* **Instructions to follow**
Repeat all the records exactly, omitting pictures.

(Part of a data file)
■ ■ ■ ■ ■
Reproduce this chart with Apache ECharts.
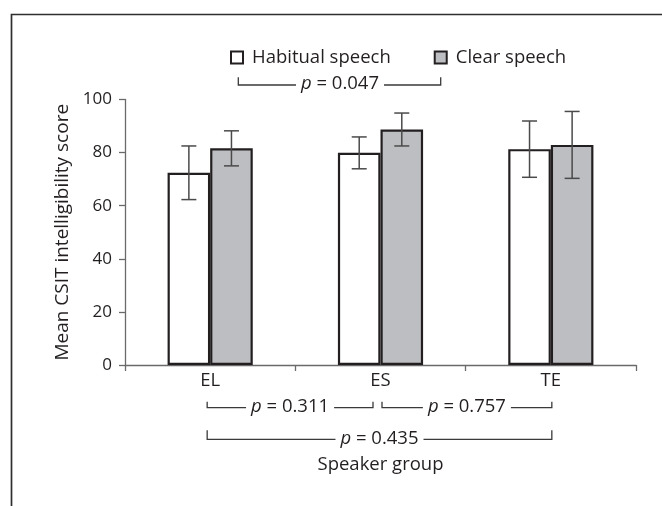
<!DOCTYPE html>
<html>
<head>
<meta charset="utf-8">
<script src="https://cdn.jsdelivr.net/npm/echarts@6/dist/echarts.min.js"></script>
<style>
html,body{margin:0;padding:0;background:#fff;}
#main{width:662px;height:506px;}
</style>
</head>
<body>
<div id="main"></div>
<script>
// ---- data ----
var categories = ['EL', 'ES', 'TE'];
var habitualMean = [72.4, 79.9, 81.3];
var habitualSD = [10.1, 6.0, 10.6];
var clearMean = [81.6, 88.7, 82.9];
var clearSD = [6.6, 6.2, 12.6];
var yTicks = [0, 20, 40, 60, 80, 100];
// group comparisons: [fromCategory, toCategory, level, p label]
var groupComparisons = [
  [0, 1, 0, '0.311'],
  [1, 2, 0, '0.757'],
  [0, 2, 1, '0.435']
];
var conditionP = '0.047';

// ---- style ----
var FONT = 'Open Sans';
var FS = 18.5;
var TXT = '#231f20';
var AXIS = '#6a6a6a';
var BORDER = '#231f20';
var GREY = '#bdbec1';

var chart = echarts.init(document.getElementById('main'), null, {renderer: 'canvas'});

function errorBarRenderer(offsetSign, sds) {
  return function (params, api) {
    var idx = api.value(0);
    var mean = api.value(1);
    var sd = sds[params.dataIndex];
    var band = api.size([1, 0])[0];
    var bw = band * 0.25;
    var c = api.coord([idx, mean]);
    var x = c[0] + offsetSign * bw / 2;
    var top = api.coord([idx, mean + sd])[1];
    var bot = api.coord([idx, mean - sd])[1];
    var cap = 7.5;
    var st = {stroke: '#4a4a4a', lineWidth: 1.5};
    return {
      type: 'group',
      children: [
        {type: 'line', shape: {x1: x, y1: top, x2: x, y2: bot}, style: st},
        {type: 'line', shape: {x1: x - cap, y1: top, x2: x + cap, y2: top}, style: st},
        {type: 'line', shape: {x1: x - cap, y1: bot, x2: x + cap, y2: bot}, style: st}
      ]
    };
  };
}

function pText(x, y, val) {
  return {
    type: 'text', x: x, y: y,
    style: {
      text: '{i|p} = ' + val,
      align: 'center', verticalAlign: 'middle',
      backgroundColor: '#fff', padding: [0, 5, 0, 5],
      font: FS + 'px "' + FONT + '"', fill: TXT,
      rich: {i: {fontStyle: 'italic', fontFamily: FONT, fontSize: FS, fill: TXT}}
    }
  };
}

function bracketRenderer(params, api) {
  var item = groupComparisons[params.dataIndex];
  var a = api.coord([item[0], 0]);
  var b = api.coord([item[1], 0]);
  var level = item[2];
  var y = a[1] + (level === 0 ? 42.7 : 74.3);
  var th = level === 0 ? 6 : 9;
  var x1 = a[0] + (item[0] === 1 ? 1.5 : -3);
  var x2 = b[0] + (item[1] === 1 ? -7.5 : 1);
  var st = {stroke: '#3a3a3a', lineWidth: 1.3, fill: null};
  var t = pText((x1 + x2) / 2, y - 1, item[3]);
  return {
    type: 'group',
    children: [
      {type: 'polyline', shape: {points: [[x1, y - th], [x1, y], [x2, y], [x2, y - th]]}, style: st},
      t
    ]
  };
}

var topText = pText(340, 84, conditionP);
topText.z = 10;

var option = {
  animation: false,
  backgroundColor: '#fff',
  textStyle: {fontFamily: FONT},
  grid: {left: 125, right: 26, top: 99.5, bottom: 141},
  legend: {
    left: 225, top: 43,
    icon: 'rect', itemWidth: 12, itemHeight: 12, itemGap: 43,
    textStyle: {fontFamily: FONT, fontSize: FS, color: TXT, padding: [0, 0, 0, 4]},
    data: ['Habitual speech', 'Clear speech']
  },
  xAxis: {
    type: 'category',
    data: categories,
    boundaryGap: true,
    name: 'Speaker group',
    nameLocation: 'middle',
    nameGap: 90,
    nameTextStyle: {fontFamily: FONT, fontSize: FS, color: TXT},
    axisLine: {lineStyle: {color: AXIS, width: 1.3}},
    axisTick: {show: true, length: 6, inside: false, alignWithLabel: false, lineStyle: {color: AXIS, width: 1.3}},
    axisLabel: {fontFamily: FONT, fontSize: FS, color: TXT, margin: 6},
    splitLine: {show: false}
  },
  yAxis: {
    type: 'value',
    min: 0, max: 100, interval: 20,
    name: 'Mean CSIT intelligibility score',
    nameLocation: 'middle',
    nameRotate: 90,
    nameGap: 50,
    nameTextStyle: {fontFamily: FONT, fontSize: 19, color: TXT},
    axisLine: {show: true, lineStyle: {color: AXIS, width: 1.3}},
    axisTick: {show: true, length: 6, lineStyle: {color: AXIS, width: 1.3}},
    axisLabel: {fontFamily: FONT, fontSize: 17, color: TXT, margin: 13,
      formatter: function (v) { return yTicks.indexOf(v) >= 0 ? String(v) : ''; }},
    splitLine: {show: false}
  },
  series: [
    {
      name: 'Habitual speech', type: 'bar', data: habitualMean,
      barWidth: '25%', barGap: '0%',
      itemStyle: {color: '#ffffff', borderColor: BORDER, borderWidth: 2.2},
      z: 2
    },
    {
      name: 'Clear speech', type: 'bar', data: clearMean,
      barWidth: '25%', barGap: '0%',
      itemStyle: {color: GREY, borderColor: BORDER, borderWidth: 2.2},
      z: 2
    },
    {
      type: 'custom', name: 'habErr',
      data: habitualMean.map(function (v, i) { return [i, v]; }),
      renderItem: errorBarRenderer(-1, habitualSD), z: 5, silent: true
    },
    {
      type: 'custom', name: 'clrErr',
      data: clearMean.map(function (v, i) { return [i, v]; }),
      renderItem: errorBarRenderer(1, clearSD), z: 5, silent: true
    },
    {
      type: 'custom', name: 'brackets',
      data: groupComparisons.map(function (c) { return [c[0], 0]; }),
      renderItem: bracketRenderer, z: 5, silent: true, clip: false
    }
  ],
  graphic: [
    {type: 'rect', shape: {x: 11.5, y: 14.5, width: 800, height: 800},
      style: {fill: null, stroke: '#2e2e2e', lineWidth: 1.7}, silent: true, z: -1},
    {type: 'polyline', shape: {points: [[238.3, 77.3], [238.3, 85], [440.7, 85], [440.7, 77.3]]},
      style: {fill: null, stroke: '#3a3a3a', lineWidth: 1.3}},
    topText
  ]
};
chart.setOption(option);
</script>
</body>
</html>
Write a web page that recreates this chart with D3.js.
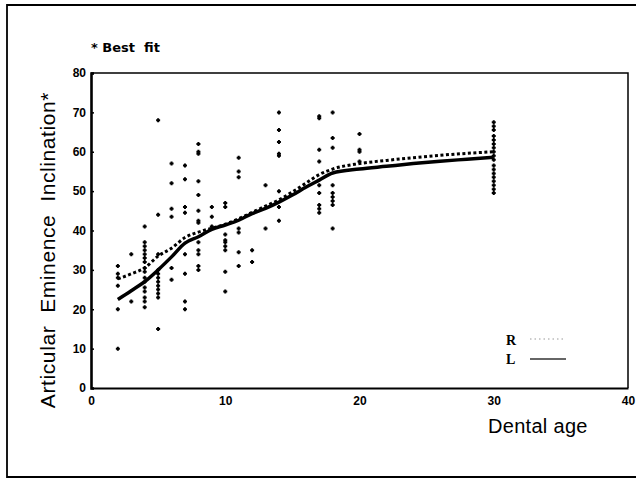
■ ■ ■ ■ ■
* **Finished answer**
Reproduce this chart with Apache ECharts.
<!DOCTYPE html>
<html>
<head>
<meta charset="utf-8">
<script src="https://cdn.jsdelivr.net/npm/echarts@6/dist/echarts.min.js"></script>
<style>
html,body{margin:0;padding:0;background:#fff;}
#main{width:662px;height:506px;}
</style>
</head>
<body>
<div id="main"></div>
<script>
// ---- data ----
var categories = ['EL', 'ES', 'TE'];
var habitualMean = [72.4, 79.9, 81.3];
var habitualSD = [10.1, 6.0, 10.6];
var clearMean = [81.6, 88.7, 82.9];
var clearSD = [6.6, 6.2, 12.6];
var yTicks = [0, 20, 40, 60, 80, 100];
// group comparisons: [fromCategory, toCategory, level, p label]
var groupComparisons = [
  [0, 1, 0, '0.311'],
  [1, 2, 0, '0.757'],
  [0, 2, 1, '0.435']
];
var conditionP = '0.047';

// ---- style ----
var FONT = 'Open Sans';
var FS = 18.5;
var TXT = '#231f20';
var AXIS = '#6a6a6a';
var BORDER = '#231f20';
var GREY = '#bdbec1';

var chart = echarts.init(document.getElementById('main'), null, {renderer: 'canvas'});

function errorBarRenderer(offsetSign, sds) {
  return function (params, api) {
    var idx = api.value(0);
    var mean = api.value(1);
    var sd = sds[params.dataIndex];
    var band = api.size([1, 0])[0];
    var bw = band * 0.25;
    var c = api.coord([idx, mean]);
    var x = c[0] + offsetSign * bw / 2;
    var top = api.coord([idx, mean + sd])[1];
    var bot = api.coord([idx, mean - sd])[1];
    var cap = 7.5;
    var st = {stroke: '#4a4a4a', lineWidth: 1.5};
    return {
      type: 'group',
      children: [
        {type: 'line', shape: {x1: x, y1: top, x2: x, y2: bot}, style: st},
        {type: 'line', shape: {x1: x - cap, y1: top, x2: x + cap, y2: top}, style: st},
        {type: 'line', shape: {x1: x - cap, y1: bot, x2: x + cap, y2: bot}, style: st}
      ]
    };
  };
}

function pText(x, y, val) {
  return {
    type: 'text', x: x, y: y,
    style: {
      text: '{i|p} = ' + val,
      align: 'center', verticalAlign: 'middle',
      backgroundColor: '#fff', padding: [0, 5, 0, 5],
      font: FS + 'px "' + FONT + '"', fill: TXT,
      rich: {i: {fontStyle: 'italic', fontFamily: FONT, fontSize: FS, fill: TXT}}
    }
  };
}

function bracketRenderer(params, api) {
  var item = groupComparisons[params.dataIndex];
  var a = api.coord([item[0], 0]);
  var b = api.coord([item[1], 0]);
  var level = item[2];
  var y = a[1] + (level === 0 ? 42.7 : 74.3);
  var th = level === 0 ? 6 : 9;
  var x1 = a[0] + (item[0] === 1 ? 1.5 : -3);
  var x2 = b[0] + (item[1] === 1 ? -7.5 : 1);
  var st = {stroke: '#3a3a3a', lineWidth: 1.3, fill: null};
  var t = pText((x1 + x2) / 2, y - 1, item[3]);
  return {
    type: 'group',
    children: [
      {type: 'polyline', shape: {points: [[x1, y - th], [x1, y], [x2, y], [x2, y - th]]}, style: st},
      t
    ]
  };
}

var topText = pText(340, 84, conditionP);
topText.z = 10;

var option = {
  animation: false,
  backgroundColor: '#fff',
  textStyle: {fontFamily: FONT},
  grid: {left: 125, right: 26, top: 99.5, bottom: 141},
  legend: {
    left: 225, top: 43,
    icon: 'rect', itemWidth: 12, itemHeight: 12, itemGap: 43,
    textStyle: {fontFamily: FONT, fontSize: FS, color: TXT, padding: [0, 0, 0, 4]},
    data: ['Habitual speech', 'Clear speech']
  },
  xAxis: {
    type: 'category',
    data: categories,
    boundaryGap: true,
    name: 'Speaker group',
    nameLocation: 'middle',
    nameGap: 90,
    nameTextStyle: {fontFamily: FONT, fontSize: FS, color: TXT},
    axisLine: {lineStyle: {color: AXIS, width: 1.3}},
    axisTick: {show: true, length: 6, inside: false, alignWithLabel: false, lineStyle: {color: AXIS, width: 1.3}},
    axisLabel: {fontFamily: FONT, fontSize: FS, color: TXT, margin: 6},
    splitLine: {show: false}
  },
  yAxis: {
    type: 'value',
    min: 0, max: 100, interval: 20,
    name: 'Mean CSIT intelligibility score',
    nameLocation: 'middle',
    nameRotate: 90,
    nameGap: 50,
    nameTextStyle: {fontFamily: FONT, fontSize: 19, color: TXT},
    axisLine: {show: true, lineStyle: {color: AXIS, width: 1.3}},
    axisTick: {show: true, length: 6, lineStyle: {color: AXIS, width: 1.3}},
    axisLabel: {fontFamily: FONT, fontSize: 17, color: TXT, margin: 13,
      formatter: function (v) { return yTicks.indexOf(v) >= 0 ? String(v) : ''; }},
    splitLine: {show: false}
  },
  series: [
    {
      name: 'Habitual speech', type: 'bar', data: habitualMean,
      barWidth: '25%', barGap: '0%',
      itemStyle: {color: '#ffffff', borderColor: BORDER, borderWidth: 2.2},
      z: 2
    },
    {
      name: 'Clear speech', type: 'bar', data: clearMean,
      barWidth: '25%', barGap: '0%',
      itemStyle: {color: GREY, borderColor: BORDER, borderWidth: 2.2},
      z: 2
    },
    {
      type: 'custom', name: 'habErr',
      data: habitualMean.map(function (v, i) { return [i, v]; }),
      renderItem: errorBarRenderer(-1, habitualSD), z: 5, silent: true
    },
    {
      type: 'custom', name: 'clrErr',
      data: clearMean.map(function (v, i) { return [i, v]; }),
      renderItem: errorBarRenderer(1, clearSD), z: 5, silent: true
    },
    {
      type: 'custom', name: 'brackets',
      data: groupComparisons.map(function (c) { return [c[0], 0]; }),
      renderItem: bracketRenderer, z: 5, silent: true, clip: false
    }
  ],
  graphic: [
    {type: 'rect', shape: {x: 11.5, y: 14.5, width: 800, height: 800},
      style: {fill: null, stroke: '#2e2e2e', lineWidth: 1.7}, silent: true, z: -1},
    {type: 'polyline', shape: {points: [[238.3, 77.3], [238.3, 85], [440.7, 85], [440.7, 77.3]]},
      style: {fill: null, stroke: '#3a3a3a', lineWidth: 1.3}},
    topText
  ]
};
chart.setOption(option);
</script>
</body>
</html>
Write a web page that recreates this chart with D3.js.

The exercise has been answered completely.